January 1, 2012
Laura Kurgan & Sarah Williams: Using GIS to Expose Cities’ Injustices
Using sophisticated mapping technology, these information designers uncover hidden data to expose social injustice.
OCCUPATION: Educators, information designers, data repurposers
AFFILIATION: Columbia University
LOCATION: New York City
“We live in an age of data enthusiasm,” Sarah Williams says, sitting with Laura Kurgan in the offices of the Spatial Information Design Lab (SIDL) at Columbia University’s Graduate School of Architecture, Planning and Preservation. She’s talking about the sudden ubiquity of seductively authoritative-looking charts and graphs in print and, especially, online. Kurgan and Williams are data enthusiasts, but their work takes a decidedly more rigorous and critical approach than the typical Infographic of the Day. Since 2004, they have pioneered the use of mapping to uncover hidden and often surprising facts about the contemporary city, and to expose social ills in desperate need of design solutions.
Kurgan, an architect by training, founded SIDL in 2004. Williams, who studied geography and planning, and worked at one of the first geographic information system (GIS) companies, joined soon after. (They now direct the lab together.) From the start, their goal was to unite innovative mapping and data-visualization strategies with the spatial expertise of architects and planners. “A lot of people use GIS, but they don’t use it in a design-oriented way,” Kurgan says. “They use it in a sociological or a political way.

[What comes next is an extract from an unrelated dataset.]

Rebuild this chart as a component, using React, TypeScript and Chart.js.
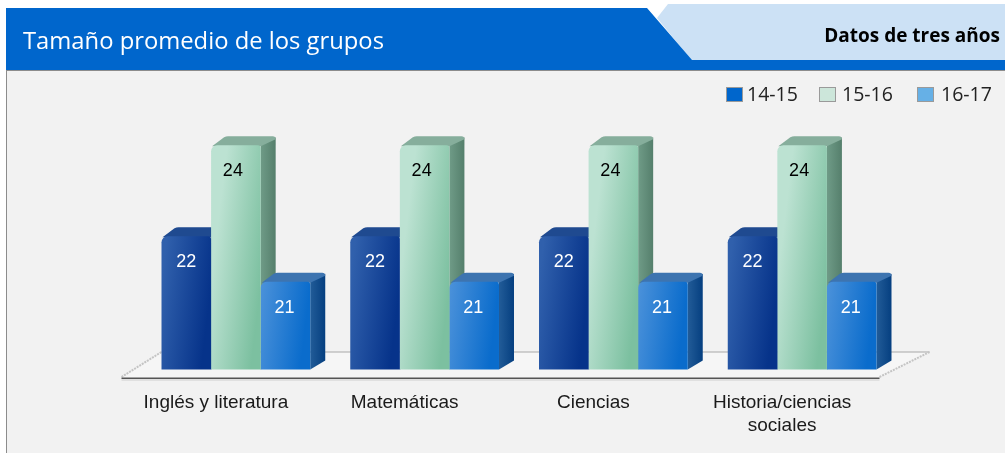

And I think that what we’ve done together really well is we’ve brought GIS to the design world in lots of unusual ways—technologically and aesthetically.”
That’s not to say that sociology and politics don’t factor into their work. SIDL’s signature project is Million Dollar Blocks, a collaboration with the criminal-justice policy activist Eric Cadora (who now runs the nonprofit Justice Mapping Center). Using troves of data from Departments of Corrections nationwide, SIDL mapped an unsettling trend: a disproportionate number of the two million people locked up in the United States come from just a handful of neighborhoods in the country’s biggest cities. By highlighting the long-term costs of incarcerating those prisoners, SIDL showed that some states were spending more than a million dollars to lock up residents from a single city block.

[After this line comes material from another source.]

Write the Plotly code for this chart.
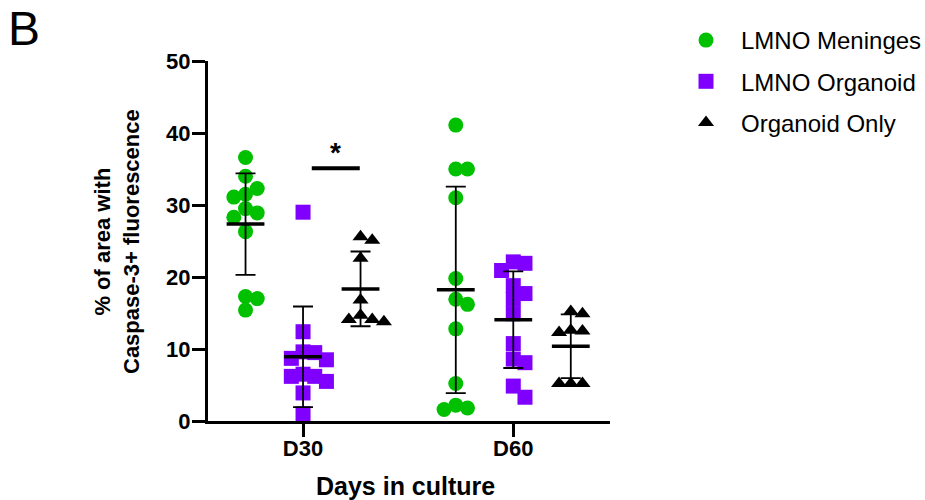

Not all of SIDL’s work is quite so serious-minded. A recent project led by Williams looked at New Yorkers’ smartphone check-ins on Foursquare and Facebook, and found an unanticipated prevalence of “fake” check-in spots, whose made-up names reflect users’ fleeting emotional states. Williams calls her map of those points the Psychological City, and, like Million Dollar Blocks, it’s an example of “a theme that runs through the lab: the inadvertent uses of data sets,” Kurgan says. “It’s repurposing data to show it for its most surprising content.”